When we immigrated to America, the fear was still there and my mother refused to put a mezuzah on our door. She also forbid me to practice religion, she said it was old fashioned and outdated, and she wanted me to grow up cultured and educated. I dutifully studied, went to concerts and museums, and practiced playing the piano.

And then I went to Camp Shorashim and met the Neustadts. I learned the laws and meaning of a religion that was forbidden for so long. I was 16 and left my old life behind – and my mother disowned me. So the Neustadts became my parents. One erev Shabbos, the Neustadts came to my home with the father of a former camper. They tried explaining to my mother that living a religious lifestyle is a good thing and that my mother would see a lot of nachas in the future. The father reported reaping many rewards watching his daughter get married and raise a beautiful Jewish family. My mother started crying while I went to get my clothing for Shabbos: I was going home with the Neustadts and I was going to keep Shabbos.

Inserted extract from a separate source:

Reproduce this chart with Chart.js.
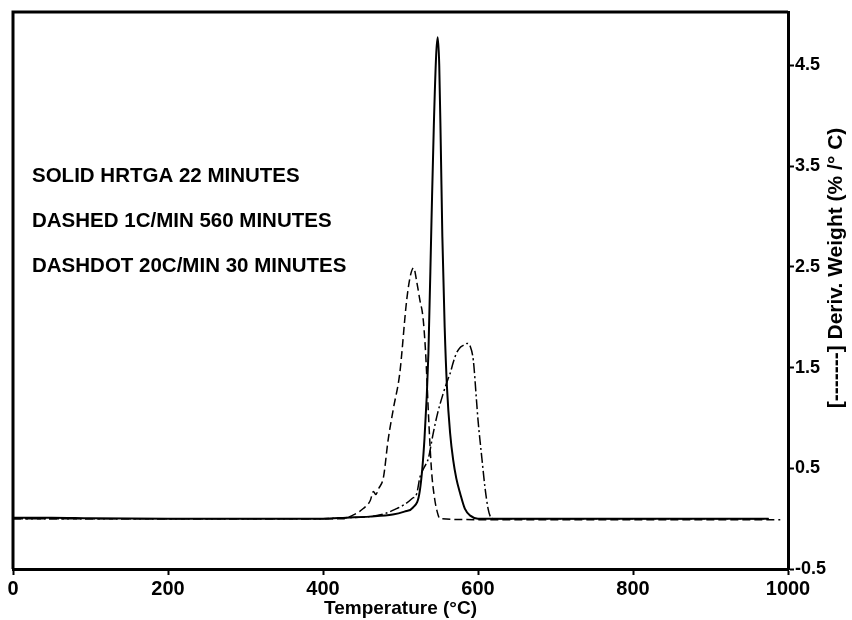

Rabbi Neustadt and his Rebbetzin only saw neshamas; a Jew was a Jew, a child of God, and thus a child of theirs. And so they insisted that the Bais Yaakovs accept their children, no matter if their last name was Neustadt or Dolinsky; no matter if they could read Hebrew or not; no matter what their family life looked like. Yichus was not something I was born with, but it is something that becoming frum gave me a right to. Just because I didn’t have the zechus of being born into a frum family, didn’t mean I was going to be treated differently than any other girl.

I went to a Bais Yaakov high school and a Bais Yaakov Seminary alongside all the girls who were frum from birth. I held my head high and dressed the part so well, at some point you could not tell that I was a baalas teshuva.

When I was of marriageable age, the same rules applied: Stacy was going to marry a boy just as frum as she was and it was to be celebrated in the same way as every other frum girl her age. I went out dozens of times from the Neustadt’s house. They grilled the poor guys until they were ready to run out of the house with or without me. When my husband and I got engaged, the wedding was orchestrated by the Rabbi and Rebbetzin. The Rebbetzin and I spent many hours running feverishly around Brooklyn preparing.

On the big day, the Neustadts arrived early and made sure the event started on time (they are Yekkies). The Rebbetzin broke the plate with my mother and walked me down to the chuppah where Rabbi Neustadt was waiting for us, eager to read the kesubah. He did so beautifully, in a strong voice with his unforgettable Israeli accent.

At that moment, I never thought that one day all I would have is a picture hanging on the wall or have to explain to my children that this special tzaddik was in Shamayim.

It’s fourteen years later and I’ve cracked and stumbled and often felt lost. But I also had three beautiful children and celebrated every Shabbos and Yom Tov with as much simcha as I could. Life is complicated and often it’s hard to see right from wrong. When a Bais Yaakov told me to send my beautiful daughter to public school because of a minor IEP issue, I wondered whether or not I should light the Shabbos candles that week. If the Rabbi and Rebbetzin had heard about this episode they would have fallen off their chairs. They who only saw children as neshamas and would be appalled to know how many Jewish children are in public schools because of the severe gaps in our yeshivas. They would be shocked to know that in place of love there is judgement and in place of brotherhood there is stellar education. And had my last name been Neustadt and I was the sister-in-law of the Bais Yaakov preschool director, I highly doubt that my daughter would be told to go to public school. But what the school fails to understand is that my daughter is indeed Rabbi Neustadt’s granddaughter. I walked the path and it wasn’t easy. I fought tooth and nail to stand where many were simply placed.

Upon Rabbi Neustadt’s petirah, my resolve to continue his legacy strengthened. His work will not be forgotten and through pain or joy I will light my Shabbos candles. He loved Hashem so much that he adopted His children. And as his child, I will make him proud. May his memory be a blessing.